## YOUR TASK
Leave out the pictures and reproduce all of the data exactly.

>> Begin PROVIDED DATA

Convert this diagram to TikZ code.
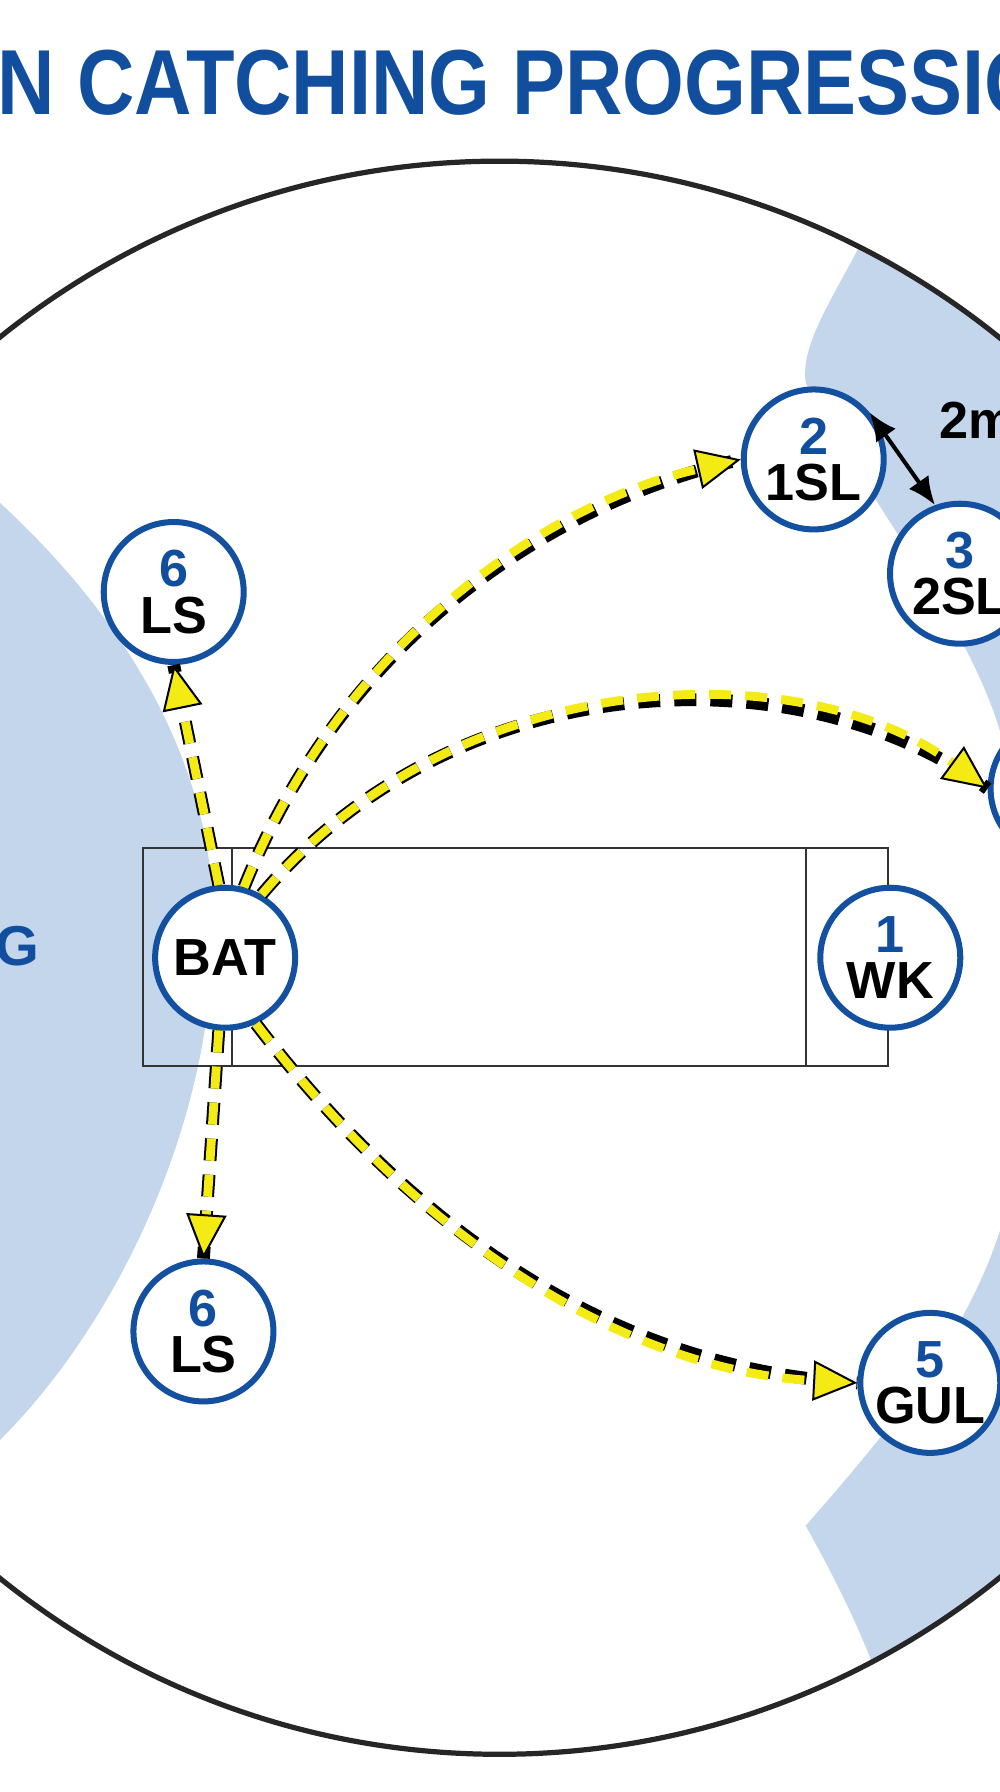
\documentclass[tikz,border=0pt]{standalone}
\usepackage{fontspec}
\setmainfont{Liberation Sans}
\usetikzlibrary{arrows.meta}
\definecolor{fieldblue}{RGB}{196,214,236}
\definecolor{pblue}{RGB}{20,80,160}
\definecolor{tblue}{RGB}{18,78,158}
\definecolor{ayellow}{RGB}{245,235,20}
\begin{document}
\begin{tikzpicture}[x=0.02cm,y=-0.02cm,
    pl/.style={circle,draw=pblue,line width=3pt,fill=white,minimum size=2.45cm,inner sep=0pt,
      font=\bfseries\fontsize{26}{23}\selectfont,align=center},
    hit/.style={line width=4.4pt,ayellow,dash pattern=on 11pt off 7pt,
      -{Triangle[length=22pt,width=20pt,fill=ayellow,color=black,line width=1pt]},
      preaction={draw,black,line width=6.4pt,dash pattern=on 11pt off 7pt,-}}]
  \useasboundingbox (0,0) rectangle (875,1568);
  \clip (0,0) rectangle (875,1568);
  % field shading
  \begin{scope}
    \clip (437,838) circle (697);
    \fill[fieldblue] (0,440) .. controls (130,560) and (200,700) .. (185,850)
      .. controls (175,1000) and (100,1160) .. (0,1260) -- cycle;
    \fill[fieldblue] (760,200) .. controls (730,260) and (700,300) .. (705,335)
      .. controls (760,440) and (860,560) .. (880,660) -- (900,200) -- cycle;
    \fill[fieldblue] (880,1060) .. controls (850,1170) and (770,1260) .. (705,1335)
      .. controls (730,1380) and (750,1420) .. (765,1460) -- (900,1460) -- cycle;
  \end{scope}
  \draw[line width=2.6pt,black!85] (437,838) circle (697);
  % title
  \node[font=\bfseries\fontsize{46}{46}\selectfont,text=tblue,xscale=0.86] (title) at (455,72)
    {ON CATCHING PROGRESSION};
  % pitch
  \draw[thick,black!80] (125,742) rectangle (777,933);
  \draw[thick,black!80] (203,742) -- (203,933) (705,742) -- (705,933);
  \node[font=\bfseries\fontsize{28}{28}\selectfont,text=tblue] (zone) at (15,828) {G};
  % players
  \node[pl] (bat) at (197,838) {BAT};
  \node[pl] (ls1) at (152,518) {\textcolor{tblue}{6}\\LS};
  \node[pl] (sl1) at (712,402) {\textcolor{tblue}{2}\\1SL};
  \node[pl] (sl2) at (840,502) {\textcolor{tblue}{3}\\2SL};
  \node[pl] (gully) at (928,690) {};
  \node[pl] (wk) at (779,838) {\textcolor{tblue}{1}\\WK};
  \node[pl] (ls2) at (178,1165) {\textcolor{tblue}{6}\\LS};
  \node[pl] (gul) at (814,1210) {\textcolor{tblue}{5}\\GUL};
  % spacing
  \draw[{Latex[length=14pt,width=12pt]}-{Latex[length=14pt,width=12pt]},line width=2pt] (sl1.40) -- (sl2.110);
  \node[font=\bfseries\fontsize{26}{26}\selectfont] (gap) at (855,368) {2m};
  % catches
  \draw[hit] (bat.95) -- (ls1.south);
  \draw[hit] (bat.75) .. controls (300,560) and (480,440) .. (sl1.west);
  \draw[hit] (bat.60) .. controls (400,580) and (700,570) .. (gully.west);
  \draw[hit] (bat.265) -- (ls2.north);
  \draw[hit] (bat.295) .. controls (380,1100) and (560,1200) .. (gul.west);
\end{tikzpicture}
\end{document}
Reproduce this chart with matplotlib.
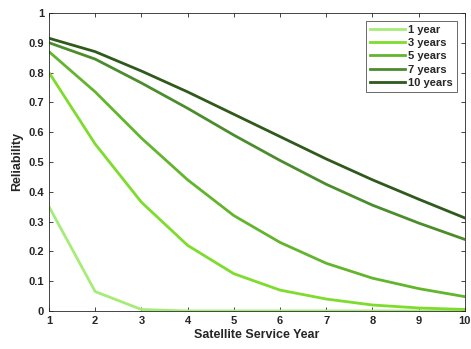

>> End PROVIDED DATA

## ANSWER FOR THIS EXERCISE
Convert this diagram to TikZ code.
\documentclass[tikz,border=0pt]{standalone}
\usepackage{fontspec}
\setmainfont{Liberation Sans}
\usetikzlibrary{arrows.meta}
\definecolor{fieldblue}{RGB}{196,214,236}
\definecolor{pblue}{RGB}{20,80,160}
\definecolor{tblue}{RGB}{18,78,158}
\definecolor{ayellow}{RGB}{245,235,20}
\begin{document}
\begin{tikzpicture}[x=0.02cm,y=-0.02cm,
    pl/.style={circle,draw=pblue,line width=3pt,fill=white,minimum size=2.45cm,inner sep=0pt,
      font=\bfseries\fontsize{26}{23}\selectfont,align=center},
    hit/.style={line width=4.4pt,ayellow,dash pattern=on 11pt off 7pt,
      -{Triangle[length=22pt,width=20pt,fill=ayellow,color=black,line width=1pt]},
      preaction={draw,black,line width=6.4pt,dash pattern=on 11pt off 7pt,-}}]
  \useasboundingbox (0,0) rectangle (875,1568);
  \clip (0,0) rectangle (875,1568);
  % field shading
  \begin{scope}
    \clip (437,838) circle (697);
    \fill[fieldblue] (0,440) .. controls (130,560) and (200,700) .. (185,850)
      .. controls (175,1000) and (100,1160) .. (0,1260) -- cycle;
    \fill[fieldblue] (760,200) .. controls (730,260) and (700,300) .. (705,335)
      .. controls (760,440) and (860,560) .. (880,660) -- (900,200) -- cycle;
    \fill[fieldblue] (880,1060) .. controls (850,1170) and (770,1260) .. (705,1335)
      .. controls (730,1380) and (750,1420) .. (765,1460) -- (900,1460) -- cycle;
  \end{scope}
  \draw[line width=2.6pt,black!85] (437,838) circle (697);
  % title
  \node[font=\bfseries\fontsize{46}{46}\selectfont,text=tblue,xscale=0.86] (title) at (455,72)
    {ON CATCHING PROGRESSION};
  % pitch
  \draw[thick,black!80] (125,742) rectangle (777,933);
  \draw[thick,black!80] (203,742) -- (203,933) (705,742) -- (705,933);
  \node[font=\bfseries\fontsize{28}{28}\selectfont,text=tblue] (zone) at (15,828) {G};
  % players
  \node[pl] (bat) at (197,838) {BAT};
  \node[pl] (ls1) at (152,518) {\textcolor{tblue}{6}\\LS};
  \node[pl] (sl1) at (712,402) {\textcolor{tblue}{2}\\1SL};
  \node[pl] (sl2) at (840,502) {\textcolor{tblue}{3}\\2SL};
  \node[pl] (gully) at (928,690) {};
  \node[pl] (wk) at (779,838) {\textcolor{tblue}{1}\\WK};
  \node[pl] (ls2) at (178,1165) {\textcolor{tblue}{6}\\LS};
  \node[pl] (gul) at (814,1210) {\textcolor{tblue}{5}\\GUL};
  % spacing
  \draw[{Latex[length=14pt,width=12pt]}-{Latex[length=14pt,width=12pt]},line width=2pt] (sl1.40) -- (sl2.110);
  \node[font=\bfseries\fontsize{26}{26}\selectfont] (gap) at (855,368) {2m};
  % catches
  \draw[hit] (bat.95) -- (ls1.south);
  \draw[hit] (bat.75) .. controls (300,560) and (480,440) .. (sl1.west);
  \draw[hit] (bat.60) .. controls (400,580) and (700,570) .. (gully.west);
  \draw[hit] (bat.265) -- (ls2.north);
  \draw[hit] (bat.295) .. controls (380,1100) and (560,1200) .. (gul.west);
\end{tikzpicture}
\end{document}
Reproduce this chart with matplotlib.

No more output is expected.